The key issue, though, said Lowell, is “what Hunter thought at the time” he bought the handgun.

Lowell told jurors that people who suffer from addiction are often “in a deep state of denial” and that by checking “no” on the form, he didn’t intend to deceive the gun store or federal authorities.

The attorney stressed that while Form 4473 has definitions about terms such as fugitive, it included no definitions for “addicted to” or “unlawful user” of drugs – the two critical terms in question for the trial.

Lowell also noted that it was Hallie Biden who “freaked out” and “created a firestorm’’ that ultimately led to a police investigation and the current charges “by throwing out the gun.”

The defense lawyer suggested that Hunter wasn’t admitting drug use when he sent the message about smoking crack in a car in Wilmington not long after the purchase, but rather said so because “ he did not want to see Hallie,’’ who also had been a user of crack cocaine.

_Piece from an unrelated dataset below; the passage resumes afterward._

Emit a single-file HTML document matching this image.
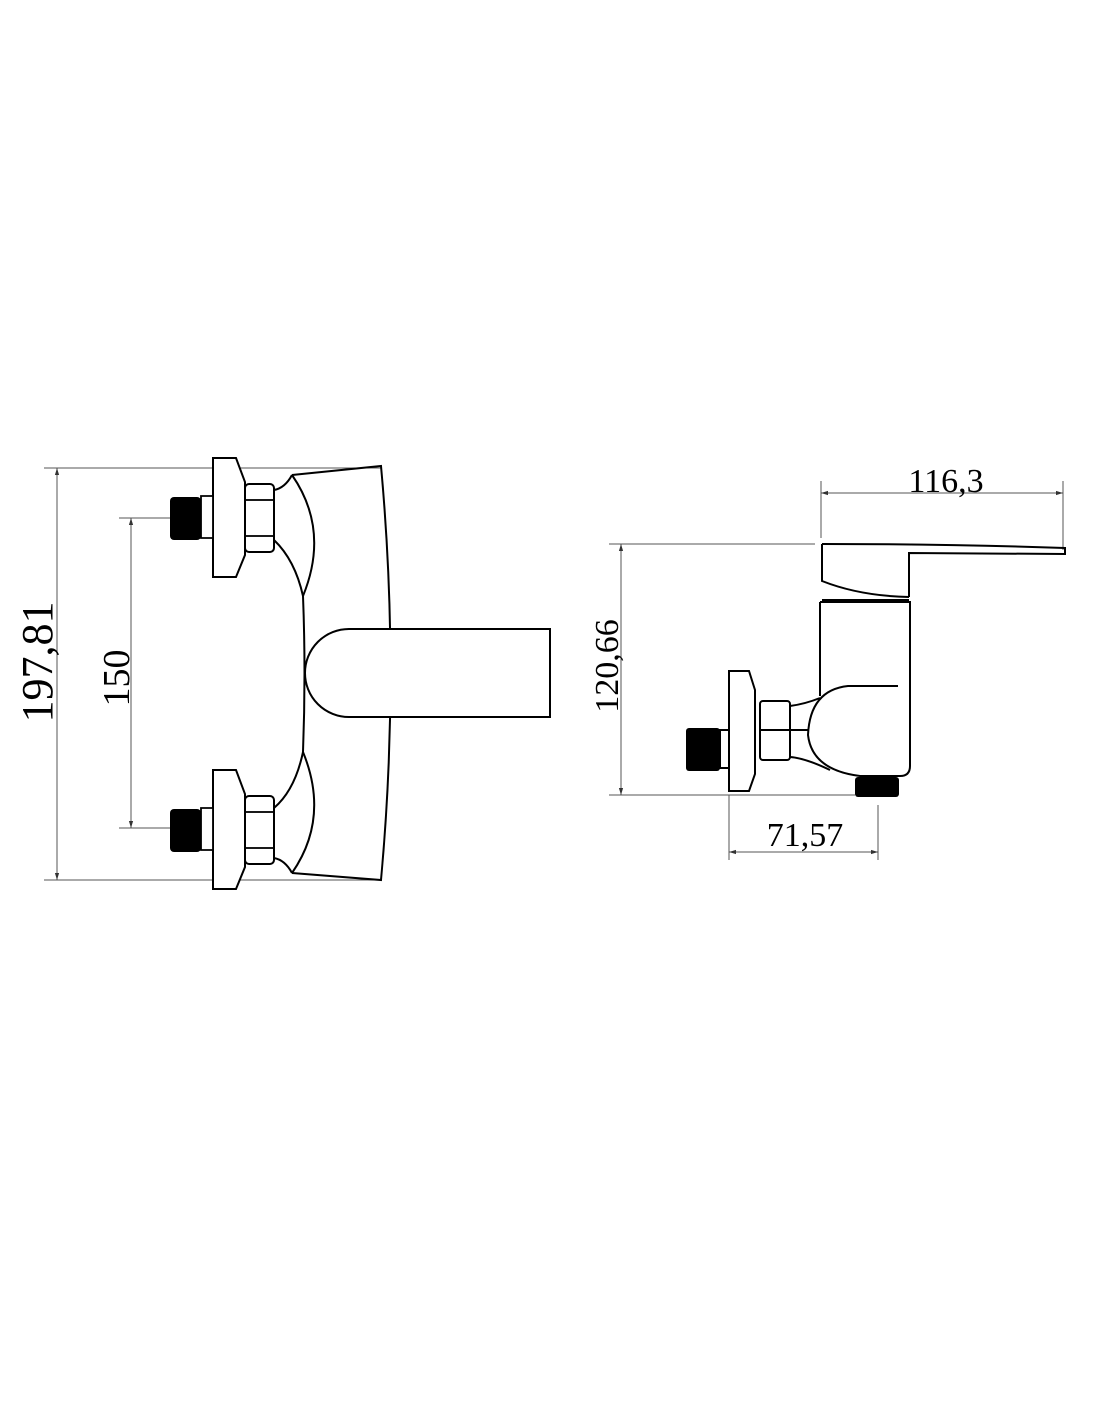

And while Hines had said that the pouch Hallie put the gun in had a white powder that a prosecution witness will testify was cocaine, Lowell said the pouch belonged to Hallie — not Hunter.

Lowell also scoffed at the idea that Hunter Biden, who had written about having guns pointed at him during drug deals, had ever put anybody in danger.

For the entire 11-day period that Hunter had the handgun, Lowell said, it was never loaded and always was kept in a blue lock box in his truck.

“The gun,” Lowell said, “never came out of the lockbox.”